Em uma narrativa paralela, está a jovem Marie fugindo de uma vida desastrosa e mergulhada em mágoas e frustrações. Seu desenvolvimento é reforçado pelas vozes de outras vítimas que passaram a lidar com o cotidiano como uma árdua tarefa. Fazer todos esses pontos se conectarem não é uma tarefa simples, mas Inacreditável consegue uni-los a um desfecho satisfatório.

Apesar de oito episódios, o ápice dessa impetuosa história é o sétimo ato, o qual abate o espectador com uma veracidade oposta a de uma possível dramatização exagerada das obras policiais. Se por um lado, causa um ínfimo desapontamento, por outro nos mantém atados à realidade e à lembrança de uma adaptação de fatos. 

Outro ponto forte da série é o desempenho das três protagonistas e suas avalanches de emoções. Vista em Fora de Série (2019), Kaitlyn Dever surpreende em um papel devastador, em que reflete dor e injustiça. A segunda surpresa é a atriz Merritt Wever – vista em participações em New Girl (2013) e Walking Dead (2015-2016) -, com um misto de força e afago. Já Toni Collette (Herediário) dispensa elogios pela sua entrega constante, desde O Sexto Sentido (1999).
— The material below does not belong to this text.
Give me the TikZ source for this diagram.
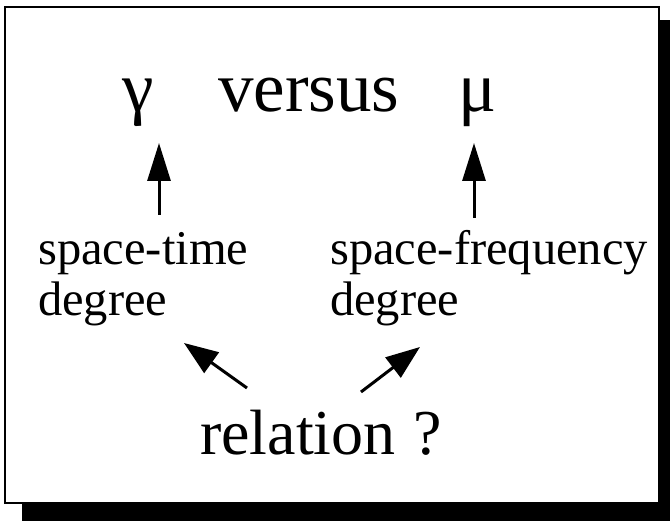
\documentclass[tikz,border=0pt]{standalone}
\usepackage{fontspec}
\setmainfont{Liberation Serif}
\usetikzlibrary{arrows.meta}
\tikzset{
  big/.style={inner sep=0pt, anchor=base west, font=\fontsize{71}{71}\selectfont},
  mid/.style={inner sep=0pt, anchor=base west, font=\fontsize{48.5}{48.5}\selectfont},
  low/.style={inner sep=0pt, anchor=base west, font=\fontsize{64}{64}\selectfont},
  uparr/.style={line width=3pt, -{Triangle[length=38pt,width=23pt]}},
  diagarr/.style={line width=3pt, -{Triangle[length=34pt,width=25pt]}},
  frame/.style={draw=black, line width=1.6pt, fill=white},
  shadow/.style={fill=black}
}
\begin{document}
\begin{tikzpicture}[x=1pt,y=1pt]
\useasboundingbox (0,0) rectangle (670,521);
% shadow and frame
\fill[shadow] (22,0) rectangle (670,501);
\draw[frame] (5,18) rectangle (659,514);
% top line
\node[big] (gamma) at (122,409) {γ};
\node[big] (versus) at (218,409) {versus};
\node[big] (mu) at (458,409) {μ};
% middle labels
\node[mid] (st1) at (38,256) {space-time};
\node[mid] (st2) at (38,205) {degree};
\node[mid] (sf1) at (330,256) {space-frequency};
\node[mid] (sf2) at (330,205) {degree};
% bottom
\node[low] (rel) at (200,66) {relation\hspace{0.28em}?};
% arrow ends
\coordinate (a1s) at (159,306);
\coordinate (a1e) at (159,378);
\coordinate (a2s) at (474,303);
\coordinate (a2e) at (474,378);
\coordinate (a3s) at (247,133);
\coordinate (a3e) at (184,178);
\coordinate (a4s) at (361,129);
\coordinate (a4e) at (420,174);
\draw[uparr] (a1s) -- (a1e);
\draw[uparr] (a2s) -- (a2e);
\draw[diagarr] (a3s) -- (a3e);
\draw[diagarr] (a4s) -- (a4e);
\end{tikzpicture}
\end{document}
Inacreditável é para ser visto de forma crédula e engajada, mesmo que o final soe como uma falácia por conta de toda iluminação ao redor do destino das protagonistas, sendo um precioso momento de gratidão e redenção. O despreparo de policiais e autoridades sobre o tema, entretanto, persiste e a produção retumba como um grito uníssono de socorro contra aqueles que vagam pela ideia de “eu acho que eu posso fazer isso”.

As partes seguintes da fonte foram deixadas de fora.